Issue: | Issue 26, March 2004 |
Section: | Articles |
Author: | Theman |
Too Old To Play MUD?
Now I have not played MUD2 for, what feels like at least, a substantially long time (although it perhaps only equates to a number of months). Mudspeke provides us with the term ‘drift away’ with which there is ‘never usually a conscious effort to stop’ but a tendency to play less and less often. This certainly rings true in part; I have found the real world an increasingly cumbersome burden upon my MUD playing activities. In attempts to find reasons for ‘drift’ it is to MUD demographics that I must turn, although it is important to note that no current survey has been produced to provide age or occupation data so what follows is my own personal speculation.
When I began to play MUD2 I was a significantly different person in two ways, the first being that I was younger and the second was that I had a much greater interest in computer gaming (or even computers in general). If I were to make a general assumption upon the demographics of Mud II it would be that most players at least first begin the game in their youth, and I would suspect that younger players still strongly dominate the game. There are obvious reasons for this; younger players have much more time on their hands and younger players are going to show a greater exuberance for computer gaming in the first place (I just find it impossible to believe that many over-60s are out there enjoying such internet niche gaming as MUDS). There is, of course, an argument that older gamers are the ones to feel nostalgic of the by-gone text-gaming era but I find little evidence to substantiate this claim (although I feel that I am one of these nostalgic gamers).

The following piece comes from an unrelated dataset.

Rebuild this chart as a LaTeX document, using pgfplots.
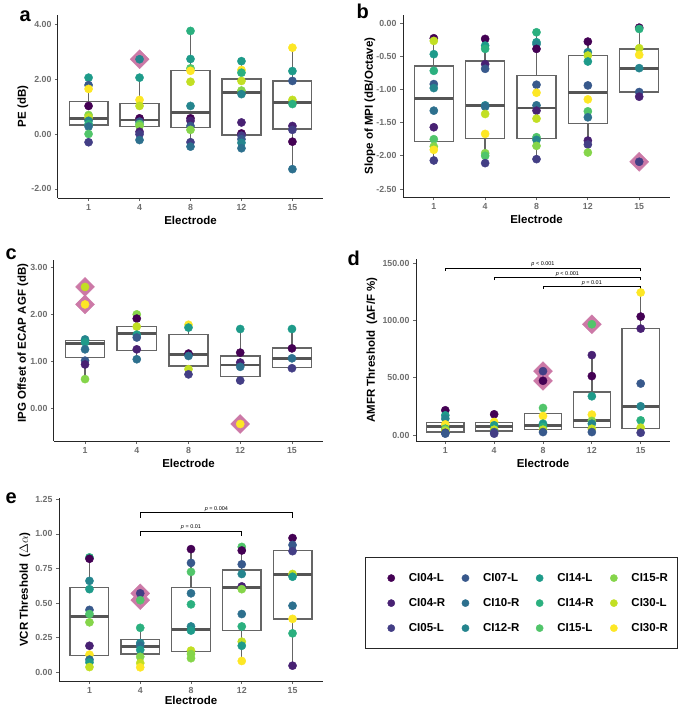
\documentclass[border=0pt]{standalone}
\usepackage{fontspec}
\setmainfont{Liberation Sans}
\usepackage{pgfplots}
\usepackage{pgfplotstable}
\pgfplotsset{compat=1.18}
\usepgfplotslibrary{statistics}

\definecolor{v1}{HTML}{440154}
\definecolor{v2}{HTML}{482173}
\definecolor{v3}{HTML}{433E85}
\definecolor{v4}{HTML}{38598C}
\definecolor{v5}{HTML}{2D708E}
\definecolor{v6}{HTML}{25858E}
\definecolor{v7}{HTML}{1E9B8A}
\definecolor{v8}{HTML}{2BB07F}
\definecolor{v9}{HTML}{51C56A}
\definecolor{v10}{HTML}{85D54A}
\definecolor{v11}{HTML}{C2DF23}
\definecolor{v12}{HTML}{FDE725}
\definecolor{dia}{HTML}{CC79A7}
\definecolor{boxc}{HTML}{656565}
\definecolor{medc}{HTML}{555555}
\definecolor{tickc}{HTML}{6E6E6E}

\pgfplotstableread{
x y c
0 2.05 G
0 1.78 D
0 1.64 L
0 1.02 A
0 0.69 J
0 0.60 K
0 0.48 F
0 0.36 H
0 0.27 E
0 0.00 I
0 -0.30 C
1 2.72 F
1 2.05 G
1 1.24 L
1 1.02 K
1 0.57 A
1 0.45 D
1 0.36 I
1 0.29 J
1 0.08 B
1 -0.01 C
1 -0.22 E
2 3.75 H
2 2.73 G
2 2.39 I
2 2.30 L
2 1.90 K
2 1.02 F
2 0.57 A
2 0.48 B
2 0.29 D
2 0.15 J
2 -0.30 C
2 -0.46 E
3 2.65 G
3 2.33 L
3 2.23 H
3 1.93 K
3 1.58 J
3 1.45 F
3 0.42 B
3 0.02 A
3 -0.06 C
3 -0.19 D
3 -0.32 F
3 -0.52 E
4 3.14 L
4 2.29 G
4 1.93 D
4 1.24 K
4 1.09 H
4 0.29 B
4 0.15 C
4 -0.28 A
4 -1.28 E
}\tA

\pgfplotstableread{
x y c
0 -0.23 A
0 -0.27 K
0 -0.47 G
0 -0.72 H
0 -0.92 D
0 -0.98 F
0 -1.32 E
0 -1.57 B
0 -1.75 I
0 -1.86 J
0 -1.91 L
0 -2.07 C
1 -0.24 A
1 -0.34 G
1 -0.39 H
1 -0.62 B
1 -0.69 D
1 -1.24 F
1 -1.26 E
1 -1.37 K
1 -1.67 L
1 -1.96 J
1 -2.00 I
1 -2.11 C
2 -0.14 H
2 -0.29 G
2 -0.32 F
2 -0.39 A
2 -0.93 D
2 -1.05 L
2 -1.24 E
2 -1.32 B
2 -1.44 K
2 -1.72 I
2 -1.76 F
2 -1.85 J
2 -2.05 C
3 -0.28 A
3 -0.44 F
3 -0.49 K
3 -0.58 G
3 -0.94 D
3 -1.15 L
3 -1.33 I
3 -1.42 E
3 -1.77 B
3 -1.83 C
3 -1.95 J
4 -0.07 A
4 -0.09 H
4 -0.38 K
4 -0.48 L
4 -0.68 F
4 -1.04 D
4 -1.11 B
4 -2.09 C
}\tB

\pgfplotstableread{
x y c
0 2.58 K
0 2.21 L
0 1.47 F
0 1.41 G
0 1.26 E
0 1.02 D
0 0.94 B
0 0.63 J
1 2.00 J
1 1.91 A
1 1.74 K
1 1.57 G
1 1.51 D
1 1.26 B
1 1.05 E
2 1.78 L
2 1.72 G
2 1.17 A
2 1.12 E
2 0.84 K
2 0.73 C
3 1.69 G
3 1.19 A
3 0.98 B
3 0.89 E
3 0.60 C
3 -0.32 L
4 1.69 G
4 1.28 A
4 1.07 E
4 0.86 C
}\tC

\pgfplotstableread{
x y c
0 21.6 A
0 17.2 G
0 14.3 F
0 9.3 L
0 5.5 H
0 4.7 J
0 3.5 K
0 2.0 C
0 1.2 D
1 18.1 A
1 11.4 L
1 8.5 G
1 4.7 K
1 2.6 D
1 1.2 C
2 55.7 C
2 47.3 A
2 23.6 I
2 16.6 L
2 9.9 G
2 7.0 H
2 4.7 K
2 2.6 D
3 96.6 I
3 69.7 B
3 51.4 A
3 33.8 G
3 17.8 L
3 12.3 J
3 9.9 F
3 5.5 K
3 2.6 D
4 124.3 L
4 103.3 A
4 92.8 B
4 44.9 D
4 25.1 F
4 12.8 H
4 6.4 K
4 2.0 C
}\tD

\pgfplotstableread{
x y c
0 0.83 H
0 0.82 A
0 0.66 F
0 0.60 G
0 0.45 D
0 0.42 I
0 0.36 J
0 0.19 B
0 0.126 L
0 0.09 E
0 0.07 G
0 0.036 K
1 0.57 C
1 0.52 I
1 0.32 H
1 0.21 F
1 0.19 E
1 0.16 G
1 0.11 J
1 0.065 K
1 0.034 L
2 0.89 A
2 0.79 D
2 0.725 I
2 0.57 E
2 0.49 H
2 0.33 F
2 0.30 G
2 0.155 K
2 0.13 J
2 0.10 J
3 0.906 I
3 0.88 A
3 0.78 D
3 0.71 F
3 0.62 B
3 0.60 J
3 0.42 E
3 0.33 H
3 0.22 K
3 0.19 G
3 0.08 L
4 0.97 A
4 0.92 D
4 0.875 C
4 0.71 K
4 0.69 G
4 0.48 E
4 0.385 L
4 0.28 H
4 0.046 B
}\tE

\pgfplotsset{
  panel/.style={
    scale only axis, clip=false,
    axis lines=left,
    axis line style={-, line width=1pt, draw=black!85},
    xmin=-0.6, xmax=4.6,
    xtick={0,1,2,3,4}, xticklabels={1,4,8,12,15},
    tick align=outside, major tick length=3pt,
    tick style={draw=black!60, line width=0.8pt},
    tick label style={font=\fontsize{8.8}{10}\selectfont\bfseries, text=tickc},
    xlabel={Electrode},
    label style={font=\fontsize{11.5}{13}\selectfont\bfseries, text=black},
    xlabel style={at={(axis description cs:0.5,0)}, anchor=center, yshift=-22pt},
    anchor=south west,
  },
  pts/.style={scatter, only marks, scatter src=explicit symbolic, mark=*, mark size=4.1pt,
    scatter/classes={A={v1},B={v2},C={v3},D={v4},E={v5},F={v6},G={v7},H={v8},I={v9},J={v10},K={v11},L={v12}}},
  out/.style={only marks, mark=square*, mark size=6.7pt, mark options={rotate=45, draw=dia, fill=dia}},
  brk/.style={black, line width=0.8pt, no marks},
  lgi/.style={only marks, mark=*, mark size=3.6pt, #1},
}
\newcommand{\bx}[6]{\addplot[draw=boxc, line width=1.35pt, fill=white, solid,
  boxplot/draw direction=y,
  boxplot/every median/.style={draw=medc, line width=2.8pt},
  boxplot prepared={draw position=#1, lower whisker=#2, lower quartile=#3, median=#4,
  upper quartile=#5, upper whisker=#6, box extend=0.76, whisker extend=0}] coordinates {};}
\newcommand{\plab}[3]{\node[anchor=base west, font=\fontsize{20}{22}\selectfont\bfseries] at (#1pt,-#2pt) {#3};}
\newcommand{\lt}[1]{\makebox[51pt][l]{#1}}

\begin{document}
\begin{tikzpicture}
\useasboundingbox (0,0) rectangle (678pt,-707pt);
% ---------------- a
\begin{axis}[panel, at={(58pt,-198pt)}, width=265pt, height=183pt,
  ymin=-2.33, ymax=4.33, ytick={-2,0,2,4}, yticklabels={-2.00,0.00,2.00,4.00},
  ylabel={PE (dB)}, ylabel style={at={([xshift=-35pt]axis description cs:0,0.5)}, anchor=center}]
\bx{0}{-0.30}{0.33}{0.55}{1.18}{2.05}
\bx{1}{-0.22}{0.27}{0.51}{1.12}{2.05}
\bx{2}{-0.46}{0.23}{0.78}{2.30}{3.75}
\bx{3}{-0.52}{-0.04}{1.52}{2.00}{2.65}
\bx{4}{-1.28}{0.18}{1.15}{1.93}{3.14}
\addplot[out] coordinates {(1,2.72)};
\addplot[pts] table[x=x,y=y,meta=c] {\tA};
\end{axis}
% ---------------- b
\begin{axis}[panel, at={(403pt,-197pt)}, width=267pt, height=182pt,
  ymin=-2.62, ymax=0.12, ytick={-2.5,-2,-1.5,-1,-0.5,0}, yticklabels={-2.50,-2.00,-1.50,-1.00,-0.50,0.00},
  ylabel={Slope of MPI (dB/Octave)}, ylabel style={at={([xshift=-33pt]axis description cs:0,0.5)}, anchor=center}]
\bx{0}{-2.07}{-1.78}{-1.14}{-0.65}{-0.23}
\bx{1}{-2.11}{-1.74}{-1.245}{-0.57}{-0.24}
\bx{2}{-2.05}{-1.74}{-1.28}{-0.79}{-0.14}
\bx{3}{-1.95}{-1.51}{-1.05}{-0.49}{-0.28}
\bx{4}{-1.11}{-1.04}{-0.68}{-0.39}{-0.07}
\addplot[out] coordinates {(4,-2.09)};
\addplot[pts] table[x=x,y=y,meta=c] {\tB};
\end{axis}
% ---------------- c
\begin{axis}[panel, at={(54pt,-441pt)}, width=269pt, height=181pt,
  ymin=-0.68, ymax=3.15, ytick={0,1,2,3}, yticklabels={0.00,1.00,2.00,3.00},
  ylabel={IPG Offset of ECAP AGF (dB)}, ylabel style={at={([xshift=-31pt]axis description cs:0,0.54)}, anchor=center}]
\bx{0}{0.63}{1.09}{1.38}{1.44}{1.47}
\bx{1}{1.05}{1.24}{1.60}{1.74}{2.00}
\bx{2}{0.73}{0.91}{1.15}{1.57}{1.78}
\bx{3}{0.60}{0.68}{0.93}{1.12}{1.69}
\bx{4}{0.86}{0.87}{1.07}{1.29}{1.69}
\addplot[out] coordinates {(0,2.58) (0,2.21) (3,-0.32)};
\addplot[pts] table[x=x,y=y,meta=c] {\tC};
\end{axis}
% ---------------- d
\begin{axis}[panel, at={(416pt,-441pt)}, width=254pt, height=182pt,
  ymin=-5.2, ymax=153.5, ytick={0,50,100,150}, yticklabels={0.00,50.00,100.00,150.00},
  ylabel={AMFR Threshold\ \ (ΔF/F \%)}, ylabel style={at={([xshift=-44pt]axis description cs:0,0.5)}, anchor=center}]
\bx{0}{1.2}{2.6}{7.6}{10.8}{21.6}
\bx{1}{1.2}{3.5}{7.6}{10.8}{18.1}
\bx{2}{2.6}{5.0}{8.5}{18.7}{23.6}
\bx{3}{2.6}{6.4}{12.8}{37.6}{69.7}
\bx{4}{2.0}{5.5}{25.1}{93.1}{124.3}
\addplot[out] coordinates {(2,55.7) (2,47.3) (3,96.6)};
\addplot[pts] table[x=x,y=y,meta=c] {\tD};
\addplot[brk] coordinates {(0,143.3) (0,145.6) (4,145.6) (4,143.3)};
\addplot[brk] coordinates {(1,135.1) (1,137.4) (4,137.4) (4,135.1)};
\addplot[brk] coordinates {(2,127.3) (2,129.6) (4,129.6) (4,127.3)};
\node[anchor=south, font=\fontsize{5.5}{6}\selectfont, inner sep=1pt] at (axis cs:2,145.6) {\textit{p} < 0.001};
\node[anchor=south, font=\fontsize{5.5}{6}\selectfont, inner sep=1pt] at (axis cs:2.5,137.4) {\textit{p} < 0.001};
\node[anchor=south, font=\fontsize{5.5}{6}\selectfont, inner sep=1pt] at (axis cs:3,129.6) {\textit{p} = 0.01};
\end{axis}
% ---------------- e
\begin{axis}[panel, at={(59pt,-681pt)}, width=264pt, height=183pt,
  ymin=-0.065, ymax=1.26, ytick={0,0.25,0.5,0.75,1,1.25}, yticklabels={0.00,0.25,0.50,0.75,1.00,1.25},
  xlabel style={yshift=2.5pt},
  ylabel={VCR Threshold\ \ ($\Delta\alpha$)}, ylabel style={at={([xshift=-34pt]axis description cs:0,0.5)}, anchor=center}]
\bx{0}{0.036}{0.12}{0.40}{0.614}{0.83}
\bx{1}{0.034}{0.13}{0.186}{0.235}{0.32}
\bx{2}{0.10}{0.15}{0.31}{0.61}{0.89}
\bx{3}{0.08}{0.30}{0.61}{0.74}{0.906}
\bx{4}{0.046}{0.385}{0.706}{0.88}{0.97}
\addplot[out] coordinates {(1,0.57) (1,0.52)};
\addplot[pts] table[x=x,y=y,meta=c] {\tE};
\addplot[brk] coordinates {(1,1.118) (1,1.153) (4,1.153) (4,1.118)};
\addplot[brk] coordinates {(1,0.985) (1,1.02) (3,1.02) (3,0.985)};
\node[anchor=south, font=\fontsize{5.5}{6}\selectfont, inner sep=1pt] at (axis cs:2.5,1.153) {\textit{p} = 0.004};
\node[anchor=south, font=\fontsize{5.5}{6}\selectfont, inner sep=1pt] at (axis cs:2,1.02) {\textit{p} = 0.01};
\end{axis}
% ---------------- legend
\draw[black!85, line width=0.9pt] (365pt,-557pt) rectangle (677pt,-648pt);
\begin{axis}[hide axis, scale only axis, width=312pt, height=91pt, at={(365pt,-648pt)}, anchor=south west,
  xmin=0, xmax=1, ymin=0, ymax=1,
  legend columns=4, legend cell align=left,
  legend style={at={(0.072,0.845)}, anchor=north west, draw=none, inner sep=0pt,
    font=\fontsize{11.5}{13}\selectfont\bfseries, row sep=11.5pt,
    /tikz/every odd column/.append style={column sep=12pt}}]
\addlegendimage{lgi=v1}\addlegendentry{\lt{CI04-L}}
\addlegendimage{lgi=v4}\addlegendentry{\lt{CI07-L}}
\addlegendimage{lgi=v7}\addlegendentry{\lt{CI14-L}}
\addlegendimage{lgi=v10}\addlegendentry{CI15-R}
\addlegendimage{lgi=v2}\addlegendentry{\lt{CI04-R}}
\addlegendimage{lgi=v5}\addlegendentry{\lt{CI10-R}}
\addlegendimage{lgi=v8}\addlegendentry{\lt{CI14-R}}
\addlegendimage{lgi=v11}\addlegendentry{CI30-L}
\addlegendimage{lgi=v3}\addlegendentry{\lt{CI05-L}}
\addlegendimage{lgi=v6}\addlegendentry{\lt{CI12-R}}
\addlegendimage{lgi=v9}\addlegendentry{\lt{CI15-L}}
\addlegendimage{lgi=v12}\addlegendentry{CI30-R}
\end{axis}
\plab{16}{21}{a}
\plab{353}{18}{b}
\plab{2}{259}{c}
\plab{344}{265}{d}
\plab{2}{503}{e}
\end{tikzpicture}
\end{document}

Older gamers are obviously in existence, and some of them have fallen into MUD2 gaming. However it is important to distinguish those who have played MUD in their youth and continued playing, those who player in their youth only to drift away before returning as they got older and those who have never play before in the their youth. I find the most plausible options to be those which suggest that the game was somehow picked up on in youth and then returned to, perhaps from curiosity, at a later date. Real-life concerns must dominate the reasons for drift as people grow-up, with age comes greater pressures and a diminished leisure time. Although I suspect that some drift through a disillusionment with the game, a lack of funds or an overwhelming sense of pessimism towards their future progress. It could be suspected that ‘virtual world’ problems are easier to overcome than those of the ‘real life’ and perhaps those afflicted by them are easier to return.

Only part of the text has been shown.